はい。独立前までは職場が副業禁止でライターの仕事ができなかったのですが、休日に取材や執筆の勉強をさせていだいていたPR会社があり、独立後にすぐお仕事をいただくようになりました。また、私が独立した初日に、ブックライター塾の同期の方から、「知人が勤めている会社で開催する勉強会に参加しないか」と誘われたことも仕事のきっかけとなりました。そこがメディアや編集関連の会社だったので、知り合った編集者の方から執筆の仕事をいただいたんです。その他にもいろいろありますが、どれも塾で知り合った方のつながりで得た仕事から、トータルで20万円程度の収入になりました。そこから少しずつ仕事が増え、現在は前職と変わらないほどの収入になりつつあります。

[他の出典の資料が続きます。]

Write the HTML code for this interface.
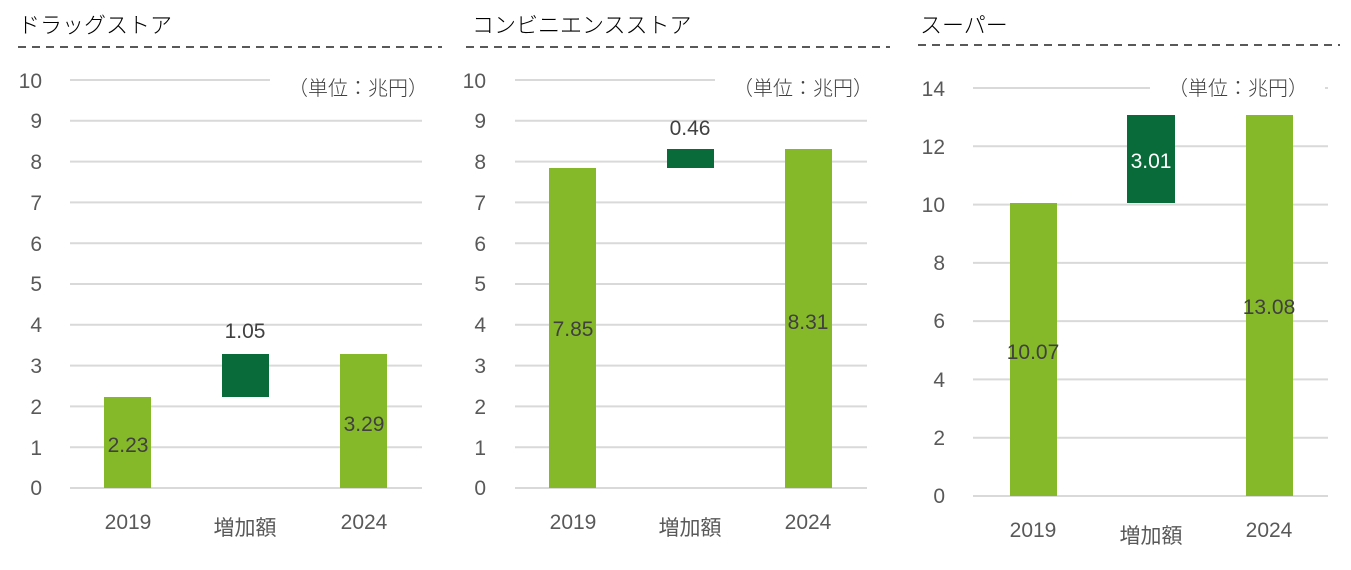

――副業禁止の職場ですか。ライターになる前は何をしていたのですか?
東京国税局で働いていました。とくに不満はなく、恵まれた環境だったと今でも思っていますが、週末も税金の勉強をしている仕事熱心な後輩と出会ったことで、「自分はそこまで仕事に打ち込めないな」と思い、「このまま今の仕事をしていていいのかな」という疑問を感じるようになっていました。それで外の世界を見たいと思ってビジネススクールに通うことにしました。
人生を大きく変えた一冊の本
――なぜブックライター塾に入ろうと思ったのですか?
そのビジネススクールで、最初に「自分がやりたいことをはっきりさせる」という趣旨の授業があり、「自分は何をしたいのだろう?」と自問したとき、「文章を書く仕事をしたい」と気づいたんですよね。当時、文章を書く仕事といえば作家だと思っていたのですが、すでに2人子どもがいたこともあり、経済的にも作家を本業とすることは難しいだろうと感じていました。

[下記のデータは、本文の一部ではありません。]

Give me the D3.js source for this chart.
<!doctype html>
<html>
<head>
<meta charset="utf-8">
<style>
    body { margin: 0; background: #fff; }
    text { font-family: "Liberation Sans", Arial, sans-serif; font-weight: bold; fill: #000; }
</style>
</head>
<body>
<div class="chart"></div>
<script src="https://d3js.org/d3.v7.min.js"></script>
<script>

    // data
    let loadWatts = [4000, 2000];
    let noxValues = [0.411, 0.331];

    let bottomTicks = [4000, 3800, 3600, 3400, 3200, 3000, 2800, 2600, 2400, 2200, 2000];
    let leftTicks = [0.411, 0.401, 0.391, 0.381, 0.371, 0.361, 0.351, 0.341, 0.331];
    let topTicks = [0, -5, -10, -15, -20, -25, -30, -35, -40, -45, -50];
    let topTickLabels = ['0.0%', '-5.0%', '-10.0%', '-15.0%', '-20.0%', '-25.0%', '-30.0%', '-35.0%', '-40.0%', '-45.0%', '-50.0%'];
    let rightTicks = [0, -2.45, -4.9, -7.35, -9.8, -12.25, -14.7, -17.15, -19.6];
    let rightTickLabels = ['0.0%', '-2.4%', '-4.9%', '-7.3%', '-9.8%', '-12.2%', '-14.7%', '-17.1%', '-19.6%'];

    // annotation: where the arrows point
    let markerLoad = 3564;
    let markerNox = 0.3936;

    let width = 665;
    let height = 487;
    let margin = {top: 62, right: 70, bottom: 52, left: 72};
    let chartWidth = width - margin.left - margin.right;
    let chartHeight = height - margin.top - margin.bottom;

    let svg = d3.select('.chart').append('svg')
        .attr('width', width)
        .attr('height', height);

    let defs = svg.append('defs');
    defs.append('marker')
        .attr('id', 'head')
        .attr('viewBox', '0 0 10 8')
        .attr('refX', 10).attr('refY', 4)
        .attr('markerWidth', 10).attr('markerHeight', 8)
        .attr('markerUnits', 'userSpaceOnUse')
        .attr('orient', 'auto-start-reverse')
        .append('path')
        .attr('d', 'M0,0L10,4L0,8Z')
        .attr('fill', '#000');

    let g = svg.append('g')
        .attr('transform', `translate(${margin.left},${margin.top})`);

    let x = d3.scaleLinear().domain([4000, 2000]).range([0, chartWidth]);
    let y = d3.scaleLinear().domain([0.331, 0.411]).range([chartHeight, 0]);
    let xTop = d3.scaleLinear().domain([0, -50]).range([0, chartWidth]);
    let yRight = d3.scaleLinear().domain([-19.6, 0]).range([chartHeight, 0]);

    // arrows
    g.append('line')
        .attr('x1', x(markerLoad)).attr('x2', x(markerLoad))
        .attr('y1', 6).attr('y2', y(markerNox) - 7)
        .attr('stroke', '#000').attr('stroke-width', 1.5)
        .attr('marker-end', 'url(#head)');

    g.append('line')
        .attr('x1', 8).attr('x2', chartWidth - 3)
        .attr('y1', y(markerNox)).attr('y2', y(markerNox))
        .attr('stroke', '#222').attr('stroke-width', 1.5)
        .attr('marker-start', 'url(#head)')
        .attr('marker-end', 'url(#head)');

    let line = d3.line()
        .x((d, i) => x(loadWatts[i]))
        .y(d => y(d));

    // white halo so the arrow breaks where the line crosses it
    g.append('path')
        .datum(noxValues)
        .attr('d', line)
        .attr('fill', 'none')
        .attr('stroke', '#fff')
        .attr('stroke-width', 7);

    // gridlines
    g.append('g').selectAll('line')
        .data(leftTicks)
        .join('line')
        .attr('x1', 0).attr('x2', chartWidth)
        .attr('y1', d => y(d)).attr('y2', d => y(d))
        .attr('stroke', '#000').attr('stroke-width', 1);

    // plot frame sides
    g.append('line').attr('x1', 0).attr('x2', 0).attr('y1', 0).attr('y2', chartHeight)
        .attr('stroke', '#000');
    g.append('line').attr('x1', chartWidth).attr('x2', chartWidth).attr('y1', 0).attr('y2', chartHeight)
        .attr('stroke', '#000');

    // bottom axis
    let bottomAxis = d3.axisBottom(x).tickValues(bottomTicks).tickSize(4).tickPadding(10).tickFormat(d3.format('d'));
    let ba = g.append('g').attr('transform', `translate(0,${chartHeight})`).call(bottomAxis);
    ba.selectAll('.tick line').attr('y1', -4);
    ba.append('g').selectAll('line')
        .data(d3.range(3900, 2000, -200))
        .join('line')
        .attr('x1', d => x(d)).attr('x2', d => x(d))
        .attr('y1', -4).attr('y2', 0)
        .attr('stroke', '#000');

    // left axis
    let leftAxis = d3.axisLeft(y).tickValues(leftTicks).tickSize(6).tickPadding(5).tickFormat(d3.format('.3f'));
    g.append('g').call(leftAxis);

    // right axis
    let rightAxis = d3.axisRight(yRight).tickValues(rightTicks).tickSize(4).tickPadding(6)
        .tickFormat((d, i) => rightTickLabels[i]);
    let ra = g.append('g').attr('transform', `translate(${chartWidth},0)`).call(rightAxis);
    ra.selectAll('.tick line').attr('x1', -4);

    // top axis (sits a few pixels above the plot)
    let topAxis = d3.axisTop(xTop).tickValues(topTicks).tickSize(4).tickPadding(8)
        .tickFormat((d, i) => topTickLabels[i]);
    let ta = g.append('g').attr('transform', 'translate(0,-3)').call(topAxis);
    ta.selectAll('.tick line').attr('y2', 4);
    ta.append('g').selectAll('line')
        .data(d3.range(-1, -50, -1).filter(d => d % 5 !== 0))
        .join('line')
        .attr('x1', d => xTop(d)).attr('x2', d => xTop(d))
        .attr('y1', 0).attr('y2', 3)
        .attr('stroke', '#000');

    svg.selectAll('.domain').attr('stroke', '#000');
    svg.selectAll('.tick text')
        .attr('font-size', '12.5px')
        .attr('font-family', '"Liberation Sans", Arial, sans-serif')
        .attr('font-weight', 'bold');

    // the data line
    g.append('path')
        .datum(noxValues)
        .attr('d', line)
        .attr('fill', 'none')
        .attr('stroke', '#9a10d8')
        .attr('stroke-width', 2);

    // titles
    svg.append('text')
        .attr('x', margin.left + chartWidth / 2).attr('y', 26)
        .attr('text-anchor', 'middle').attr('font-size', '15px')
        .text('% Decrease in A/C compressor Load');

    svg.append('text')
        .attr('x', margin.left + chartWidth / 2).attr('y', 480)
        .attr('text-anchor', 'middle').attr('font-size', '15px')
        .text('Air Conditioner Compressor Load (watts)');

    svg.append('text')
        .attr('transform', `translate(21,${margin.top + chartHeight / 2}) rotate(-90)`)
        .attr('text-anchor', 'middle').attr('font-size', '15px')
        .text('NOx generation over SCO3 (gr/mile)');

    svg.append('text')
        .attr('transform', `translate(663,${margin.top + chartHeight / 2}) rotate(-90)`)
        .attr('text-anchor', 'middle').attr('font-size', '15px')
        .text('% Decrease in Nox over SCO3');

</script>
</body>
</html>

そんなとき、書店でブックライター塾の塾長である上阪徹さんの『職業、ブックライター。 毎月1冊10万字書く私の方法』(講談社)を見つけました。ブックライターが本を作る仕事だと紹介されていて、自分のやりたいことに近いかもしれないと思いました。自分がやりたいと思うことが仕事として成り立っていて、しかも経済的に豊かになれる。そのことに衝撃を受けました。

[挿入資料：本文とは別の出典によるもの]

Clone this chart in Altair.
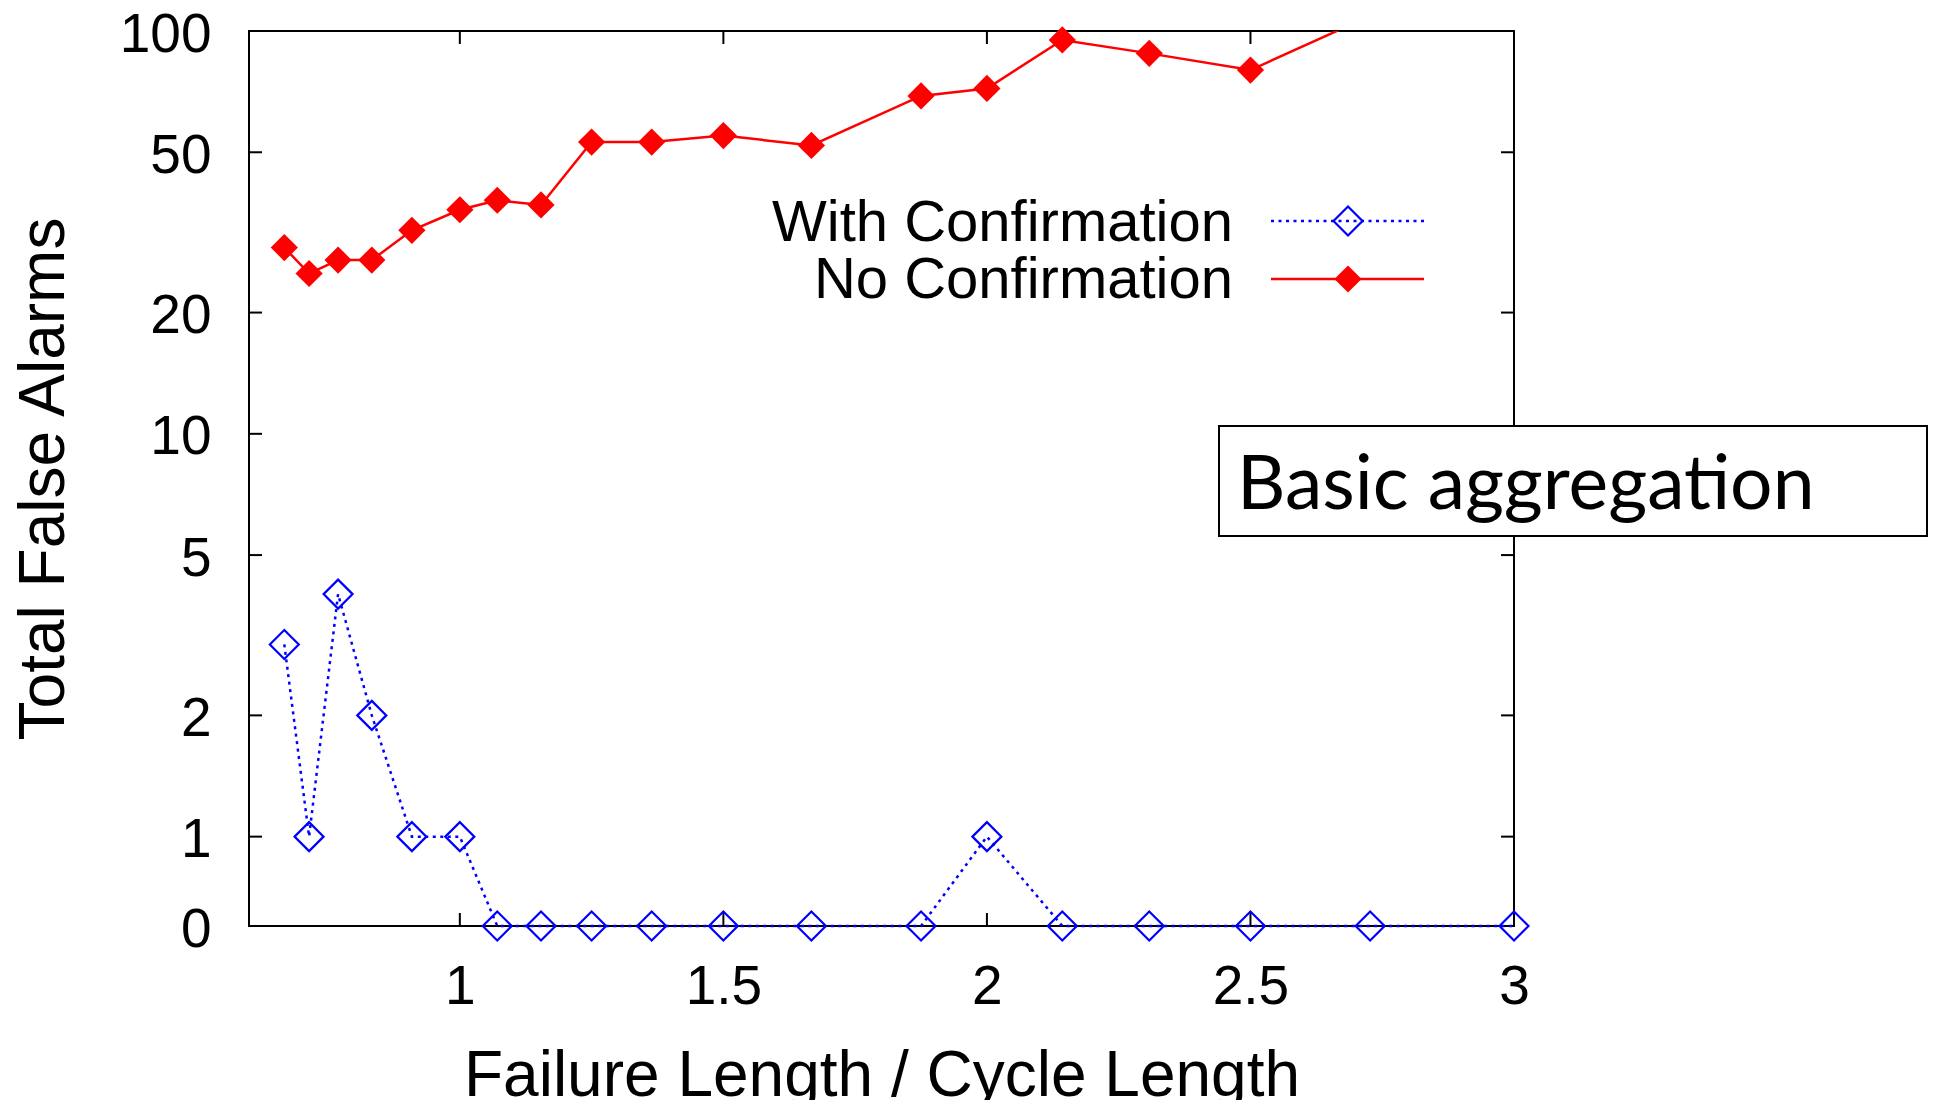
import altair as alt
import pandas as pd

# ---- data ----
ratio = [0.667, 0.714, 0.769, 0.833, 0.909, 1.0, 1.071, 1.154, 1.25, 1.364,
         1.5, 1.667, 1.875, 2.0, 2.143, 2.308, 2.5, 2.727, 3.0]
with_conf = [3, 1, 4, 2, 1, 1, 0, 0, 0, 0, 0, 0, 0, 1, 0, 0, 0, 0, 0]
no_conf = [29, 25, 27, 27, 32, 36, 38, 37, 53, 53, 55, 52, 69, 72, 95, 88, 80, 109, 118]
series_names = ["With Confirmation", "No Confirmation"]
x_ticks = [1, 1.5, 2, 2.5, 3]
y_ticks = [1, 2, 5, 10, 20, 50, 100]
y_floor = 0.6          # where the "0" row sits on the log axis
x_domain = [0.6, 3]
y_domain = [0.6, 100]
x_title = "Failure Length / Cycle Length"
y_title = "Total False Alarms"
box_label = "Basic aggregation"

W, H = 1265, 895
FONT = "Liberation Sans"
RED = "#ff0000"
BLUE = "#0000ff"

df = pd.DataFrame({
    "ratio": ratio * 2,
    "alarms": with_conf + no_conf,
    "series": [series_names[0]] * len(ratio) + [series_names[1]] * len(ratio),
})

x_enc = alt.X(
    "ratio:Q",
    scale=alt.Scale(domain=x_domain, nice=False, zero=False),
    axis=alt.Axis(
        values=x_ticks, format="~g", title=x_title, ticks=False, tickSize=0,
        domain=False, grid=False, labelFont=FONT, labelFontSize=55,
        labelColor="black", labelPadding=77, labelBaseline="alphabetic",
        labelFlush=False, labelOverlap=False,
        titleFont=FONT, titleFontSize=64, titleFontWeight="normal",
        titleColor="black", titleX=W / 2, titleY=169,
        titleBaseline="alphabetic", titleAlign="center",
    ),
)
y_enc = alt.Y(
    "yplot:Q",
    scale=alt.Scale(type="log", domain=y_domain, nice=False),
    axis=alt.Axis(
        values=[y_floor] + y_ticks,
        labelExpr="datum.value < 0.9 ? '0' : format(datum.value, 'd')",
        title=y_title, ticks=False, tickSize=0, domain=False, grid=False,
        labelFont=FONT, labelFontSize=55, labelColor="black",
        labelPadding=38, labelBaseline="alphabetic", labelOffset=20,
        labelFlush=False, labelOverlap=False,
        titleFont=FONT, titleFontSize=64, titleFontWeight="normal",
        titleColor="black", titleX=-186, titleY=H / 2, titleAngle=270,
        titleBaseline="alphabetic", titleAlign="center",
    ),
)

base = alt.Chart(df).transform_calculate(
    yplot=f"datum.alarms <= 0 ? {y_floor} : datum.alarms"
)
blue = base.transform_filter(alt.datum.series == series_names[0])
red = base.transform_filter(alt.datum.series == series_names[1])

blue_line = blue.mark_line(color=BLUE, strokeWidth=2.5, strokeDash=[3, 4.5]).encode(x=x_enc, y=y_enc)
blue_pts = blue.mark_point(shape="diamond", size=840, strokeWidth=2.2, color=BLUE,
                           filled=False, opacity=1).encode(x=x_enc, y=y_enc)
red_line = red.mark_line(color=RED, strokeWidth=2.5, clip=True).encode(x=x_enc, y=y_enc)
red_pts = red.transform_filter(alt.datum.yplot <= 100).mark_point(
    shape="diamond", size=740, color=RED, filled=True, opacity=1).encode(x=x_enc, y=y_enc)

# mirrored inward ticks (gnuplot style)
ytick_df = pd.DataFrame({"yplot": y_ticks})
xtick_df = pd.DataFrame({"ratio": x_ticks})
TL = 13
ytl = alt.Chart(ytick_df).mark_rule(color="black", strokeWidth=2).encode(y=y_enc, x=alt.value(0), x2=alt.value(TL))
ytr = alt.Chart(ytick_df).mark_rule(color="black", strokeWidth=2).encode(y=y_enc, x=alt.value(W - TL), x2=alt.value(W))
xtb = alt.Chart(xtick_df).mark_rule(color="black", strokeWidth=2).encode(x=x_enc, y=alt.value(H - TL), y2=alt.value(H))
xtt = alt.Chart(xtick_df).mark_rule(color="black", strokeWidth=2).encode(x=x_enc, y=alt.value(0), y2=alt.value(TL))

# in-plot key: label on the left, sample on the right
one = pd.DataFrame({"k": [0]})
key_t1 = alt.Chart(one).mark_text(text=series_names[0], align="right", baseline="alphabetic",
                                  font=FONT, fontSize=58, color="black").encode(x=alt.value(984), y=alt.value(210))
key_t2 = alt.Chart(one).mark_text(text=series_names[1], align="right", baseline="alphabetic",
                                  font=FONT, fontSize=58, color="black").encode(x=alt.value(984), y=alt.value(267))
key_l1 = alt.Chart(one).mark_rule(color=BLUE, strokeWidth=2.5, strokeDash=[3, 4.5]).encode(
    x=alt.value(1022), x2=alt.value(1175), y=alt.value(190))
key_l2 = alt.Chart(one).mark_rule(color=RED, strokeWidth=2.5).encode(
    x=alt.value(1022), x2=alt.value(1175), y=alt.value(248))
key_p1 = alt.Chart(one).mark_point(shape="diamond", size=840, strokeWidth=2.2, color=BLUE,
                                   filled=False, opacity=1).encode(x=alt.value(1099), y=alt.value(190))
key_p2 = alt.Chart(one).mark_point(shape="diamond", size=740, color=RED, filled=True,
                                   opacity=1).encode(x=alt.value(1099), y=alt.value(248))

# annotation box
box = alt.Chart(one).mark_rect(fill="white", stroke="black", strokeWidth=2).encode(
    x=alt.value(970), x2=alt.value(1678), y=alt.value(395), y2=alt.value(505))
box_text = alt.Chart(one).mark_text(text=box_label, align="left", baseline="alphabetic",
                                    font="Lato", fontSize=75, color="black").encode(
    x=alt.value(988), y=alt.value(478))

chart = alt.layer(
    ytl, ytr, xtb, xtt,
    blue_line, blue_pts, red_line, red_pts,
    key_l1, key_l2, key_p1, key_p2, key_t1, key_t2,
    box, box_text,
).properties(
    width=W, height=H,
    autosize=alt.AutoSizeParams(type="none"),
    padding={"left": 241, "top": 23, "right": 415, "bottom": 174},
    background="white",
).configure_view(stroke="black", strokeWidth=2)

chart.save("out.html", embed_options={"renderer": "svg", "actions": False})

そこで、Facebook経由で上阪さんに本の感想をメッセージで送りました。すぐにお返事をくださり、近々ブックライター塾を開講すると教えてくださいました。受講料は決して安い金額ではなかったのですが、妻を説得してなんとか許可をもらって入塾の申し込みをしました。
――ブックライター塾の雰囲気はいかがでしたか?
普段自分のいるところとはぜんぜん違う世界という感じでした。
ただ、周りの塾生の方々は意外とライターを仕事にしている人は少ない印象で、会社員の方が多くいましたし、本業はピアニストという方もいました。いろいろな職業の方がいて、最初のうちは空気をうまくつかめませんでしたが、みなさん優しくしてくださったので、すぐになじめました。
ライターになる? ならない? 迷いに迷った葛藤の3年間
――入塾してからすぐブックライターになろうと思ったのですか?
いえ、かなり迷いました。一旦はこの仕事をしたいとは思ったのですが、実際に国税局を辞めるまでに卒塾して3年以上かかりました。家族を説得しなければならないし、自分としてもブックライターとしてやっていく自信が持てませんでしたからね……。職場のルールが許せば副業でライターをしようとも思ったのですが、やはりNGでした。
――卒塾してから独立するまでの3年かかったのですね。その間は何をしていたのですか?
卒塾して1年間は、実はライターになることをほぼ諦めていました。ライターになることに妻や母は猛反対でしたし、当時私は33歳。失敗したからといって再就職するのも厳しくなりつつある年齢であることを感じていました。
2年目は、ライターになることについて気持ちが盛り上がってきた時期です。
当時は、「男塾」という男性だけの卒塾生を集めた飲み会を開催していました。塾では女性の存在感が大きかったので、「男も頑張ろう!」という決起集会みたいなものです(笑)。かなり盛り上がり、やはりライターをやりたいとモチベーションが上がりました。上阪さんにもご参加いただいたときに、職場の理由で何もできないのならブログでも書いてみたらと提案されたので、早速開設することにしました。今でもこのブログは続けていて、ここから仕事をいただくこともあります。
3年目は、国税局最後の年にしようと決めてスタートしました。交流会で知り合った編集者の方から、税金や経済に詳しいライターがいないので、独立したら連絡をくださいという話をいくつかいただいていました。このことも気になっていたので、腹をくくってライターになることにしました。
――当初は大反対だった奥様をどうやって説得されたのですか?
卒塾してから1年間は強く反対されていましたが、「独立したら仕事をお願いしたい」という話がいくつか来ていることは、折を見て伝えていました。最終的に「絶対大丈夫」という自信はありませんでしたが、「なんとかなるから大丈夫だよ」と説得しました。「この人には何を言っても仕方がない」と諦めてくれたのかもしれません。
ブックライター塾で大きく人生が変わった
――ブックライター塾に入って良かった点は何ですか?
ライターになるための勉強をする講座はたくさんありますが、ここまでアフターフォローがしっかりしているところはないのではないでしょうか。
普通の講座では卒業したら終わりか、たまに同期で集まる程度だと思います。しかし、この塾では卒塾して何年経っても期をまたいでの交流はあるし、編集者さんとつないでいただくこともあります。Facebook上にコミュニティを作って、塾生と編集者が交流できる場も提供してくれるので、ブックライターになりたい人には本当にオススメです。私自身、この塾に入って大きく人生を変えることができました。
ライターになりたい人でなくても、人生が豊かになれるし、自分の仕事に活かせることもたくさんあると思います。